2. Deputy Corps Marshal (DCM)
3. Assistant Corps Marshal (ACM)
4. Corps Commanders (CC)
5. Deputy Corps Commanders (DCC)
6. Assistant Corps Commanders (ACC)
7. Chief Route Commander (CRC)
8. Superintendent Route Commander (SRC)
9. Route Commander (RC)
10. Deputy Route Commander (DRC)
11. Assistant Route Commander (ARC)

=== Marshals ===

| Marshal Inspectorate | Road Marshal Assistant |
| Chief Inspector (CI) | Chief Road Marshal Assistant (CRMA) |
| Deputy Chief Inspector (DCI) | Deputy Chief Road Marshal Assistant (DCRMA) |
| Assistant Chief Inspector (ACI) | Senior Road Marshal Assistant (SRMA) |
| Principal Marshal Inspector (PMI) | Road Marshal Assistant I (RMA-I) |
| Senior Marshal Inspector (SMI) | Road Marshal Assistant II (RMA-II) |
| Marshal Inspector I (MI-I) | Road Marshal Assistant III (RMA-III) |
| Marshal Inspector II (MI-II) | Chief Road Marshal Assistant (CRMA) |
| Marshal Inspector III (MI-III) |  |

All staff in the Officer and Marshal cadre are considered Regular Marshals. There exists an unpaid volunteer force known as Special Marshals who supplement the numbers of the Corps.

== Special Marshals ==
The Special Marshals are the volunteer arm of the Federal Road Safety Corps. The volunteer arm was created by the same FRSC statute Sec. 10 (1)… "the Corps" which shall consist of such number of uniform and non-uniform members as may be determined, from time to time, by the Commission. FRSC Establishment Act (2007). They are men and women of means, with proven integrity in society, and able to influence their immediate environment (work place/community) in favor of the course of road safety. The Act empowers the Special Marshals to carry out patrol and other activities that ensure good road usage on our highways. Just like their Regular counterparts, they can arrest and book traffic offenders as well as prosecute them when necessary.

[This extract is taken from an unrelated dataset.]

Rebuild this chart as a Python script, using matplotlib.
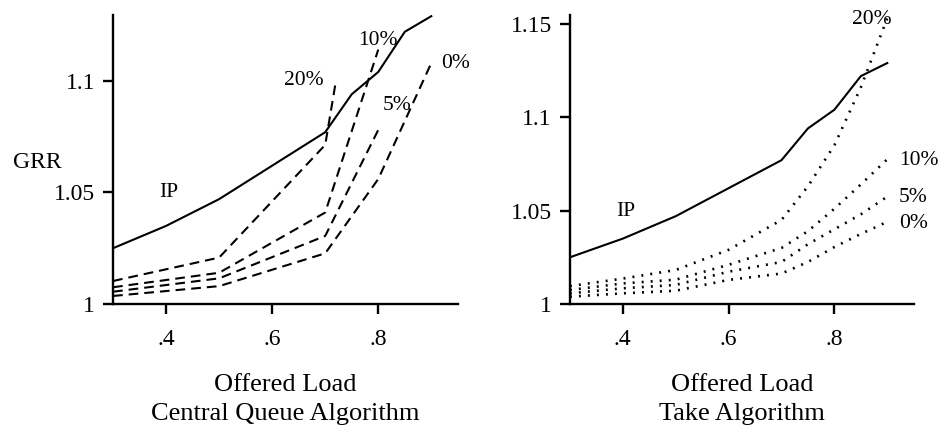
import matplotlib
matplotlib.use("Agg")
import matplotlib.pyplot as plt

plt.rcParams['font.family'] = ['Liberation Serif', 'DejaVu Serif']
plt.rcParams['lines.scale_dashes'] = False

# ---- data ----
ip_x = [0.3, 0.4, 0.5, 0.6, 0.7, 0.75, 0.8, 0.85, 0.9]
ip_y = [1.025, 1.035, 1.047, 1.062, 1.077, 1.094, 1.104, 1.122, 1.129]

# Central Queue Algorithm (dashed)
cq_20_x = [0.3, 0.5, 0.7, 0.72]
cq_20_y = [1.0103, 1.0208, 1.0713, 1.0997]
cq_10_x = [0.3, 0.5, 0.7, 0.8]
cq_10_y = [1.0075, 1.014, 1.041, 1.114]
cq_5_x = [0.3, 0.5, 0.7, 0.8]
cq_5_y = [1.0055, 1.0115, 1.0305, 1.078]
cq_0_x = [0.3, 0.5, 0.7, 0.8, 0.9]
cq_0_y = [1.0036, 1.008, 1.0227, 1.056, 1.108]

# Take Algorithm (dotted)
tk_x = [0.3, 0.4, 0.5, 0.6, 0.7, 0.75, 0.8, 0.85, 0.9]
tk_20 = [1.0096, 1.0136, 1.0182, 1.029, 1.045, 1.063, 1.085, 1.116, 1.153]
tk_10 = [1.0075, 1.011, 1.013, 1.021, 1.030, 1.039, 1.051, 1.064, 1.0775]
tk_5 = [1.0057, 1.0084, 1.0102, 1.0173, 1.0225, 1.032, 1.040, 1.048, 1.0575]
tk_0 = [1.0039, 1.0057, 1.0071, 1.0129, 1.0163, 1.0225, 1.0305, 1.0375, 1.044]

x_ticks = [0.4, 0.6, 0.8]
x_tick_labels = ['.4', '.6', '.8']
left_y_ticks = [1.0, 1.05, 1.1]
left_y_labels = ['1', '1.05', '1.1']
right_y_ticks = [1.0, 1.05, 1.1, 1.15]
right_y_labels = ['1', '1.05', '1.1', '1.15']

fig = plt.figure(figsize=(9.42, 4.29), dpi=100)
axL = fig.add_axes([0.12, 0.2914, 0.366, 0.674])
axR = fig.add_axes([0.605, 0.2914, 0.365, 0.674])

LW = 1.5
dash = (0, (7.0, 4.3))
dot = (0, (1.4, 5.1))
FS = 17
XFS = 19
AFS = 15.5

def style(ax):
    for s in ['top', 'right']:
        ax.spines[s].set_visible(False)
    for s in ['left', 'bottom']:
        ax.spines[s].set_linewidth(1.7)
    ax.tick_params(axis='both', direction='out', length=7, width=1.7,
                   labelsize=FS, pad=6)
    ax.set_xticks(x_ticks)
    ax.set_xticklabels(x_tick_labels)
    ax.tick_params(axis='x', pad=11)

# Left panel
axL.plot(ip_x, ip_y, color='black', lw=LW)
axL.plot(cq_20_x, cq_20_y, color='black', lw=LW, linestyle=dash)
axL.plot(cq_10_x, cq_10_y, color='black', lw=LW, linestyle=dash)
axL.plot(cq_5_x, cq_5_y, color='black', lw=LW, linestyle=dash)
axL.plot(cq_0_x, cq_0_y, color='black', lw=LW, linestyle=dash)
axL.set_xlim(0.3, 0.95)
axL.set_ylim(1.0, 1.1296)
style(axL)
axL.set_yticks(left_y_ticks)
axL.set_yticklabels(left_y_labels)
axL.set_xlabel('Offered Load\nCentral Queue Algorithm', fontsize=XFS,
               labelpad=17, linespacing=1.42)
axL.text(-0.22, 0.49, 'GRR', transform=axL.transAxes, fontsize=FS,
         ha='center', va='center')
axL.text(0.405, 1.05, 'IP', fontsize=AFS, ha='center', va='center')
axL.text(0.66, 1.10, '20%', fontsize=AFS, ha='center', va='center')
axL.text(0.80, 1.118, '10%', fontsize=AFS, ha='center', va='center')
axL.text(0.835, 1.089, '5%', fontsize=AFS, ha='center', va='center')
axL.text(0.945, 1.108, '0%', fontsize=AFS, ha='center', va='center')

# Right panel
axR.plot(ip_x, ip_y, color='black', lw=LW)
axR.plot(tk_x, tk_20, color='black', lw=LW + 0.4, linestyle=dot)
axR.plot(tk_x, tk_10, color='black', lw=LW + 0.4, linestyle=dot)
axR.plot(tk_x, tk_5, color='black', lw=LW + 0.4, linestyle=dot)
axR.plot(tk_x, tk_0, color='black', lw=LW + 0.4, linestyle=dot)
axR.set_xlim(0.3, 0.95)
axR.set_ylim(1.0, 1.1548)
style(axR)
axR.set_yticks(right_y_ticks)
axR.set_yticklabels(right_y_labels)
axR.set_xlabel('Offered Load\nTake Algorithm', fontsize=XFS,
               labelpad=17, linespacing=1.42)
axR.text(0.405, 1.0495, 'IP', fontsize=AFS, ha='center', va='center')
axR.text(0.87, 1.1525, '20%', fontsize=AFS, ha='center', va='center')
axR.text(0.922, 1.077, '10%', fontsize=AFS, ha='left', va='center')
axR.text(0.922, 1.057, '5%', fontsize=AFS, ha='left', va='center')
axR.text(0.922, 1.043, '0%', fontsize=AFS, ha='left', va='center')

fig.savefig('out.png', dpi=100)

They can be identified with their blue high visibility regalia including face caps, high visibility jackets and arm bands. Special Marshals work strictly under the supervision of Regular Marshals.

== Safety and Traffic Cadet Corps ==
The Nigeria Safety Cadet Corps (NSC) is a nationwide voluntary youth organisation established to instill road safety culture amongst Nigerians. It operates under the Federal University of Agriculture, Abeokuta. It is affiliated with the FRSC and the university administration to ensure that road safety principles are taught and practiced. Members undergo structured training in first aid, traffic management, public education, and emergency response.